Trump will surely consolidate his base. 

Some of them, perhaps tiring of Trump's constant efforts to keep them in a state of grievance-frenzy, have been expressing to pollsters a mild lack of enthusiasm about voting. But when someone tries to kill your candidate and your Facebook friends are blaming Joe Biden, that's a motivator.

Trump has an opportunity to win over some skeptical swing voters. 

According to Trump-friendly columnist Salena Zito, who interviewed the former president post-shooting, he is planning to use his Thursday night nomination acceptance speech to substitute homilies about "unity" and political "peace" (topics he's been previously uninterested in) for the usual wild anti-establishment vitriol.

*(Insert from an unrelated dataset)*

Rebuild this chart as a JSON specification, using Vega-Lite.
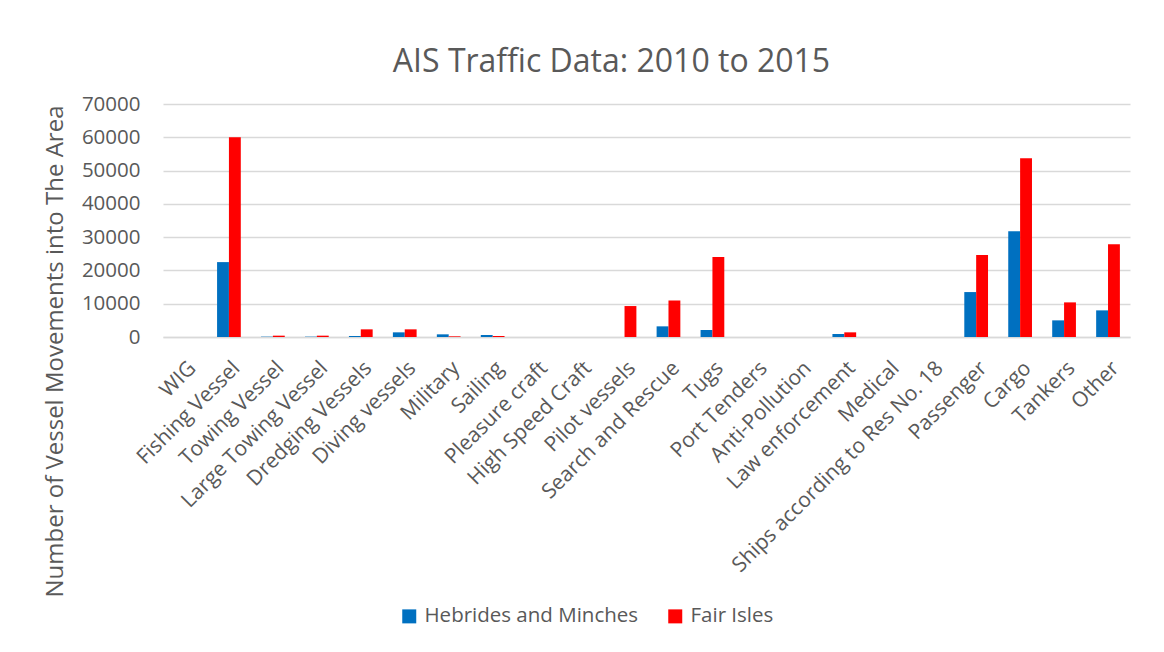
{
  "$schema": "https://vega.github.io/schema/vega-lite/v6.json",
  "width": 967,
  "height": 233,
  "autosize": {"type": "none"},
  "padding": {"left": 163, "top": 104, "right": 34, "bottom": 315},
  "background": "white",
  "title": {
    "text": "AIS Traffic Data: 2010 to 2015",
    "font": "Open Sans",
    "fontSize": 32,
    "fontWeight": "normal",
    "color": "#595959",
    "anchor": "middle",
    "dx": -35,
    "offset": 15
  },
  "data": {
    "values": [
      {"category": "WIG", "series": "Hebrides and Minches", "value": 0},
      {"category": "WIG", "series": "Fair Isles", "value": 0},
      {"category": "Fishing Vessel", "series": "Hebrides and Minches", "value": 22500},
      {"category": "Fishing Vessel", "series": "Fair Isles", "value": 60000},
      {"category": "Towing Vessel", "series": "Hebrides and Minches", "value": 100},
      {"category": "Towing Vessel", "series": "Fair Isles", "value": 400},
      {"category": "Large Towing Vessel", "series": "Hebrides and Minches", "value": 100},
      {"category": "Large Towing Vessel", "series": "Fair Isles", "value": 400},
      {"category": "Dredging Vessels", "series": "Hebrides and Minches", "value": 300},
      {"category": "Dredging Vessels", "series": "Fair Isles", "value": 2300},
      {"category": "Diving vessels", "series": "Hebrides and Minches", "value": 1400},
      {"category": "Diving vessels", "series": "Fair Isles", "value": 2300},
      {"category": "Military", "series": "Hebrides and Minches", "value": 800},
      {"category": "Military", "series": "Fair Isles", "value": 200},
      {"category": "Sailing", "series": "Hebrides and Minches", "value": 600},
      {"category": "Sailing", "series": "Fair Isles", "value": 300},
      {"category": "Pleasure craft", "series": "Hebrides and Minches", "value": 0},
      {"category": "Pleasure craft", "series": "Fair Isles", "value": 0},
      {"category": "High Speed Craft", "series": "Hebrides and Minches", "value": 0},
      {"category": "High Speed Craft", "series": "Fair Isles", "value": 0},
      {"category": "Pilot vessels", "series": "Hebrides and Minches", "value": 0},
      {"category": "Pilot vessels", "series": "Fair Isles", "value": 9300},
      {"category": "Search and Rescue", "series": "Hebrides and Minches", "value": 3200},
      {"category": "Search and Rescue", "series": "Fair Isles", "value": 11000},
      {"category": "Tugs", "series": "Hebrides and Minches", "value": 2100},
      {"category": "Tugs", "series": "Fair Isles", "value": 24000},
      {"category": "Port Tenders", "series": "Hebrides and Minches", "value": 0},
      {"category": "Port Tenders", "series": "Fair Isles", "value": 0},
      {"category": "Anti-Pollution", "series": "Hebrides and Minches", "value": 0},
      {"category": "Anti-Pollution", "series": "Fair Isles", "value": 0},
      {"category": "Law enforcement", "series": "Hebrides and Minches", "value": 900},
      {"category": "Law enforcement", "series": "Fair Isles", "value": 1400},
      {"category": "Medical", "series": "Hebrides and Minches", "value": 0},
      {"category": "Medical", "series": "Fair Isles", "value": 0},
      {"category": "Ships according to Res No. 18", "series": "Hebrides and Minches", "value": 0},
      {"category": "Ships according to Res No. 18", "series": "Fair Isles", "value": 0},
      {"category": "Passenger", "series": "Hebrides and Minches", "value": 13500},
      {"category": "Passenger", "series": "Fair Isles", "value": 24600},
      {"category": "Cargo", "series": "Hebrides and Minches", "value": 31800},
      {"category": "Cargo", "series": "Fair Isles", "value": 53700},
      {"category": "Tankers", "series": "Hebrides and Minches", "value": 5000},
      {"category": "Tankers", "series": "Fair Isles", "value": 10400},
      {"category": "Other", "series": "Hebrides and Minches", "value": 8000},
      {"category": "Other", "series": "Fair Isles", "value": 27900}
    ]
  },
  "mark": {"type": "bar"},
  "encoding": {
    "x": {
      "field": "category",
      "type": "nominal",
      "sort": null,
      "scale": {"paddingInner": 0.46, "paddingOuter": 0.23},
      "axis": {
        "title": null,
        "labelAngle": -45,
        "labelAlign": "right",
        "labelBaseline": "top",
        "labelPadding": 20,
        "labelDx": -11,
        "labelFont": "Open Sans",
        "labelFontSize": 21,
        "labelColor": "#595959",
        "labelOverlap": false,
        "labelLimit": 0,
        "ticks": false,
        "domain": true,
        "domainColor": "#d9d9d9",
        "domainWidth": 1.5,
        "grid": false
      }
    },
    "xOffset": {
      "field": "series",
      "type": "nominal",
      "sort": ["Hebrides and Minches", "Fair Isles"],
      "scale": {"paddingInner": 0, "paddingOuter": 0}
    },
    "y": {
      "field": "value",
      "type": "quantitative",
      "scale": {"domain": [0, 70000], "nice": false},
      "axis": {
        "title": "Number of Vessel Movements into The Area",
        "titleFont": "Open Sans",
        "titleFontSize": 24,
        "titleFontWeight": "normal",
        "titleColor": "#595959",
        "titleX": -96,
        "titleY": 247,
        "titleAngle": -90,
        "values": [0, 10000, 20000, 30000, 40000, 50000, 60000, 70000],
        "format": "d",
        "labelFont": "Open Sans",
        "labelFontSize": 20.5,
        "labelColor": "#595959",
        "labelPadding": 23,
        "ticks": false,
        "domain": false,
        "grid": true,
        "gridColor": "#d9d9d9",
        "gridWidth": 1.5
      }
    },
    "color": {
      "field": "series",
      "type": "nominal",
      "scale": {"domain": ["Hebrides and Minches", "Fair Isles"], "range": ["#0070C0", "#FF0000"]},
      "legend": {
        "title": null,
        "orient": "none",
        "direction": "horizontal",
        "legendX": 236,
        "legendY": 502,
        "symbolType": "square",
        "symbolSize": 196,
        "symbolStrokeWidth": 0,
        "symbolOpacity": 1,
        "labelFont": "Open Sans",
        "labelFontSize": 20.5,
        "labelColor": "#595959",
        "labelOffset": 5,
        "labelLimit": 0,
        "columnPadding": 26
      }
    }
  },
  "config": {
    "view": {"stroke": null}
  }
}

Smart move, if he can suppress his true instincts long enough to make it stick.

Biden, too, has a chance to capitalize politically. 

He took full advantage over the weekend of the opening to act "presidential" and return to the political peacemaker role he played to good advantage in the 2020 race. And his re-election chances always hinged on the campaign becoming another referendum on Trump. 

For now, at least, the focus is on the challenger, who is fully capable of appalling swing-voter onlookers.